Este ordenamento diacrônico, esta linearidade do pensamento, esta impregnada em todos os aspectos da vida humana, não adianta criticar apenas os textos, pois afinal os textos foram feitos para nós e não o inverso, não adianta criticar apenas os historiadores/professores/educadores, se não desenvolvemos o nosso senso crítico, se não buscamos a nossa autonomia e apenas aceitamos o que o estado nos impõe como saber, a nossa inércia contribui inversamente impedindo-nos de nos tornar rizomáticos e tolhendo a nossa criatividade impedindo-nos de exercer a arte de ser humano (extra-ordinário).

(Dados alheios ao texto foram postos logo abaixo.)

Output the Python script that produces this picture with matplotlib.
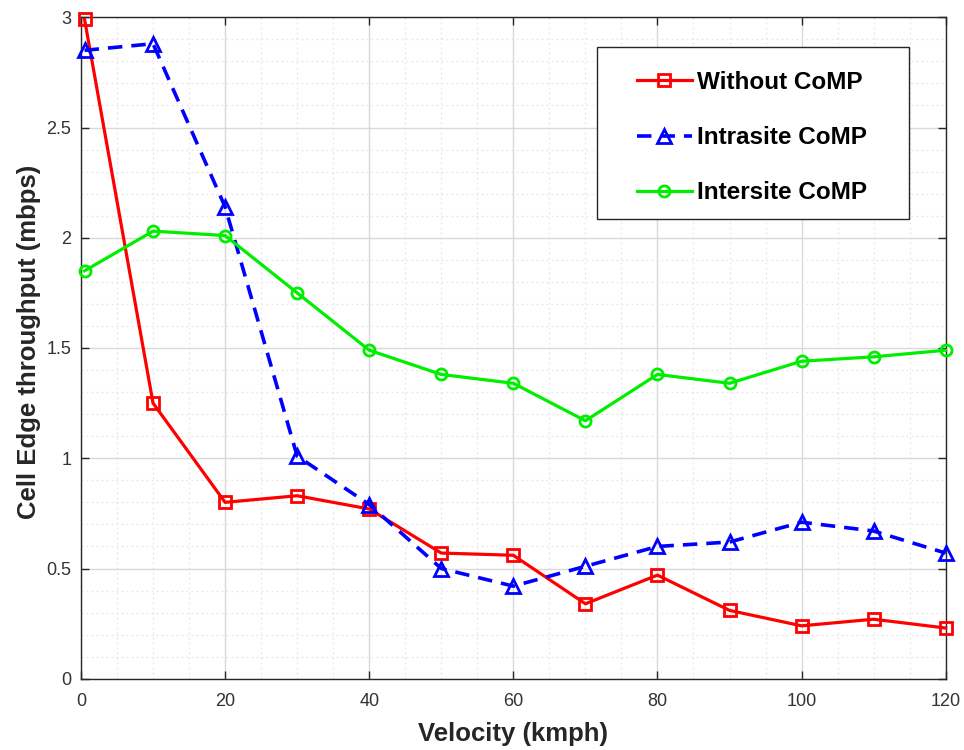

Neste parágrafo eu gostaria de demonstrar o que eu desejo de um curso de história, pois a cada dia que passa a cada texto que leio a cada novo conceito que aprendo ou que invento, a cada alegria de um educador na sala de aula ou a cada má vontade de educadores, a cada invenção ou mesmo a inversão de um texto ou um sonho, ou a cada loucura que escapa da minha boca sem eu ter medo das conseqüências, creio eu (pode ser o contrário) estar me aproximando de pessoas que dão visibilidade ao que esta sob seus pés, fugindo desta lógica cronológica, deste ordenamento diacrônico, desta história arborescente, fugindo das ciladas sutis da história dominante e me aproximando de uma concepção de história onde há vida e toda vida tem importância, uma concepção de história magistralmente "cantada em versos" por Durval Muniz "? a História precisa de novas linguagens, de inventar novas palavras, de produzir novos conceitos, que sejam capazes de conceder a glória à gosma da lesma nos vitrais das catedrais; que sejam capazes de majestificar a planta brotada nas frinchas dos fortes; de dar grandeza aos homens que chafurdam nos lixos como porcos e urubus; dormem nas sarjetas como baratas; habitam os buracos dos viadutos como os ratos; ?que se tornam bichos nas jaulas das prisões; que se tornam loucos nas salas dos hospícios; que se enchem de silicone, batom e fantasia para agüentar a barra de amar diferente; ? de dar grandeza às crianças que enegrecem a vida nas carvoarias; que perdem as mãos nas maquinas de agave; que perdem a infância e a inocência nos quartos de pensão e nas boléias de caminhão; que se prostituem nas praças e nas ruas; que comem bala e cheiram pó para terem um pouco de ilusão, para viajarem pelo menos uma vez ao dia; que brincam com a vida por falta de brinquedo; que emburrecem diariamente nas carteiras das escolas públicas; de dar grandeza às mulheres violentadas por seus machos; estupradas por seus patrões;?" . A história na minha visão só terá sentido e significado se estes sujeitos (caudilhos, pequenos, ínfimos, pobres, trastes, abandonados etc.) forem dignos de estar presentes no discurso historiográfico, não como discurso dominante, pois não quero desconstruir uma verdade para impor a minha verdade e, de mais o discurso dominante hoje não é digno destes sujeitos.